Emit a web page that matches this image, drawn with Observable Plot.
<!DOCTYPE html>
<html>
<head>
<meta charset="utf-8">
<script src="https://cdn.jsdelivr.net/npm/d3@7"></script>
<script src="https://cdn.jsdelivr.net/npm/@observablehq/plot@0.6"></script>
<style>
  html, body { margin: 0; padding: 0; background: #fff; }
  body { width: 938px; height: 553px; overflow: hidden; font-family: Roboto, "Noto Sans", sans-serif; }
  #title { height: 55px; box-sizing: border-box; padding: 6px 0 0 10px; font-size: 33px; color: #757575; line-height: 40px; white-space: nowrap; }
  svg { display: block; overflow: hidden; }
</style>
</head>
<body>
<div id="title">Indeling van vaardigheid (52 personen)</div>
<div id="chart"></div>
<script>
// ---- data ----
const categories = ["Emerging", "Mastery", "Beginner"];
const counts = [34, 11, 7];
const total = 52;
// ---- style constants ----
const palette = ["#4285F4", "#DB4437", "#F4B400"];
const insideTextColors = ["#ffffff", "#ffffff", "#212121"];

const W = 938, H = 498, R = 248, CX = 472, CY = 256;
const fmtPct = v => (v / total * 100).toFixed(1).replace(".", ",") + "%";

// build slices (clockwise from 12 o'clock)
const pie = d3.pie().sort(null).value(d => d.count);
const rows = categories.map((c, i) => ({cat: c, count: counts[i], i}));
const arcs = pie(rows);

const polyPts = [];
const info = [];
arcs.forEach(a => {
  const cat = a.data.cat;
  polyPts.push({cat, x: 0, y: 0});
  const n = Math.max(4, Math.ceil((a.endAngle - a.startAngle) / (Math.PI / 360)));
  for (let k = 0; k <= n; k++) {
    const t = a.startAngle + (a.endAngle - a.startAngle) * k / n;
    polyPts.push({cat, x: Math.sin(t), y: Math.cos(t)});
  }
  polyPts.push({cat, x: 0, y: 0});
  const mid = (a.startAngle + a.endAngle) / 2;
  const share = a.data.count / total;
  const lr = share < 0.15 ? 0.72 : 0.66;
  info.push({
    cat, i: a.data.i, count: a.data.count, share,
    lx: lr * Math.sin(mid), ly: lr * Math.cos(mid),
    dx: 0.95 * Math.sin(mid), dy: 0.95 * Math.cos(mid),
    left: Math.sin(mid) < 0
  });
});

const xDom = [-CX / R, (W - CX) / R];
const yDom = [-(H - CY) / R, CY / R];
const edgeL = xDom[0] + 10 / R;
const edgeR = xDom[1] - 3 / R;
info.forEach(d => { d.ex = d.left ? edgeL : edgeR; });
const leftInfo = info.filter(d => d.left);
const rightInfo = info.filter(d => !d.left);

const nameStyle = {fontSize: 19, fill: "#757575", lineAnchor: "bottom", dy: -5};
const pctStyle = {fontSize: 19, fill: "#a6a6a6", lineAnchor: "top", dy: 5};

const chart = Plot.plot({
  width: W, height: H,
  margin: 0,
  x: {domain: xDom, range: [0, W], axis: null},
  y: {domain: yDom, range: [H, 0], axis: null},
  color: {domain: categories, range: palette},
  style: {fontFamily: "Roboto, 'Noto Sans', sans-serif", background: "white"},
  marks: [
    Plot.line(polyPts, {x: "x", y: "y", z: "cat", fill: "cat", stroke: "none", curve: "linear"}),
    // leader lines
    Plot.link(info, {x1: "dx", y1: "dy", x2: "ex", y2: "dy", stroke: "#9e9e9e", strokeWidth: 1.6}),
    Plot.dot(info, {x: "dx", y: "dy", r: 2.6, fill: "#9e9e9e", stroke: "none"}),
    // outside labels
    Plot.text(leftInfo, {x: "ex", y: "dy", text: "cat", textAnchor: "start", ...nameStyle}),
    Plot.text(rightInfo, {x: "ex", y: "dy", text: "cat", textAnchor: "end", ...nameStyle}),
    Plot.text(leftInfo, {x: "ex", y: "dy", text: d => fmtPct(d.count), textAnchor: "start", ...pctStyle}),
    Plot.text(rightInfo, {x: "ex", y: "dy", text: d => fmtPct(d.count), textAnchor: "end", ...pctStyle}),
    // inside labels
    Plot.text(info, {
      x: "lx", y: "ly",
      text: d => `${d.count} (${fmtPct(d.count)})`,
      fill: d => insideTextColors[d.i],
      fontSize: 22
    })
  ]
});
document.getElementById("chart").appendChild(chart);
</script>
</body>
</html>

> _WORK INSTRUCTIONS_
Using the listing above, reproduce each line without omission.

> _SOLUTION TO THIS PROBLEM_
Emit a web page that matches this image, drawn with Observable Plot.
<!DOCTYPE html>
<html>
<head>
<meta charset="utf-8">
<script src="https://cdn.jsdelivr.net/npm/d3@7"></script>
<script src="https://cdn.jsdelivr.net/npm/@observablehq/plot@0.6"></script>
<style>
  html, body { margin: 0; padding: 0; background: #fff; }
  body { width: 938px; height: 553px; overflow: hidden; font-family: Roboto, "Noto Sans", sans-serif; }
  #title { height: 55px; box-sizing: border-box; padding: 6px 0 0 10px; font-size: 33px; color: #757575; line-height: 40px; white-space: nowrap; }
  svg { display: block; overflow: hidden; }
</style>
</head>
<body>
<div id="title">Indeling van vaardigheid (52 personen)</div>
<div id="chart"></div>
<script>
// ---- data ----
const categories = ["Emerging", "Mastery", "Beginner"];
const counts = [34, 11, 7];
const total = 52;
// ---- style constants ----
const palette = ["#4285F4", "#DB4437", "#F4B400"];
const insideTextColors = ["#ffffff", "#ffffff", "#212121"];

const W = 938, H = 498, R = 248, CX = 472, CY = 256;
const fmtPct = v => (v / total * 100).toFixed(1).replace(".", ",") + "%";

// build slices (clockwise from 12 o'clock)
const pie = d3.pie().sort(null).value(d => d.count);
const rows = categories.map((c, i) => ({cat: c, count: counts[i], i}));
const arcs = pie(rows);

const polyPts = [];
const info = [];
arcs.forEach(a => {
  const cat = a.data.cat;
  polyPts.push({cat, x: 0, y: 0});
  const n = Math.max(4, Math.ceil((a.endAngle - a.startAngle) / (Math.PI / 360)));
  for (let k = 0; k <= n; k++) {
    const t = a.startAngle + (a.endAngle - a.startAngle) * k / n;
    polyPts.push({cat, x: Math.sin(t), y: Math.cos(t)});
  }
  polyPts.push({cat, x: 0, y: 0});
  const mid = (a.startAngle + a.endAngle) / 2;
  const share = a.data.count / total;
  const lr = share < 0.15 ? 0.72 : 0.66;
  info.push({
    cat, i: a.data.i, count: a.data.count, share,
    lx: lr * Math.sin(mid), ly: lr * Math.cos(mid),
    dx: 0.95 * Math.sin(mid), dy: 0.95 * Math.cos(mid),
    left: Math.sin(mid) < 0
  });
});

const xDom = [-CX / R, (W - CX) / R];
const yDom = [-(H - CY) / R, CY / R];
const edgeL = xDom[0] + 10 / R;
const edgeR = xDom[1] - 3 / R;
info.forEach(d => { d.ex = d.left ? edgeL : edgeR; });
const leftInfo = info.filter(d => d.left);
const rightInfo = info.filter(d => !d.left);

const nameStyle = {fontSize: 19, fill: "#757575", lineAnchor: "bottom", dy: -5};
const pctStyle = {fontSize: 19, fill: "#a6a6a6", lineAnchor: "top", dy: 5};

const chart = Plot.plot({
  width: W, height: H,
  margin: 0,
  x: {domain: xDom, range: [0, W], axis: null},
  y: {domain: yDom, range: [H, 0], axis: null},
  color: {domain: categories, range: palette},
  style: {fontFamily: "Roboto, 'Noto Sans', sans-serif", background: "white"},
  marks: [
    Plot.line(polyPts, {x: "x", y: "y", z: "cat", fill: "cat", stroke: "none", curve: "linear"}),
    // leader lines
    Plot.link(info, {x1: "dx", y1: "dy", x2: "ex", y2: "dy", stroke: "#9e9e9e", strokeWidth: 1.6}),
    Plot.dot(info, {x: "dx", y: "dy", r: 2.6, fill: "#9e9e9e", stroke: "none"}),
    // outside labels
    Plot.text(leftInfo, {x: "ex", y: "dy", text: "cat", textAnchor: "start", ...nameStyle}),
    Plot.text(rightInfo, {x: "ex", y: "dy", text: "cat", textAnchor: "end", ...nameStyle}),
    Plot.text(leftInfo, {x: "ex", y: "dy", text: d => fmtPct(d.count), textAnchor: "start", ...pctStyle}),
    Plot.text(rightInfo, {x: "ex", y: "dy", text: d => fmtPct(d.count), textAnchor: "end", ...pctStyle}),
    // inside labels
    Plot.text(info, {
      x: "lx", y: "ly",
      text: d => `${d.count} (${fmtPct(d.count)})`,
      fill: d => insideTextColors[d.i],
      fontSize: 22
    })
  ]
});
document.getElementById("chart").appendChild(chart);
</script>
</body>
</html>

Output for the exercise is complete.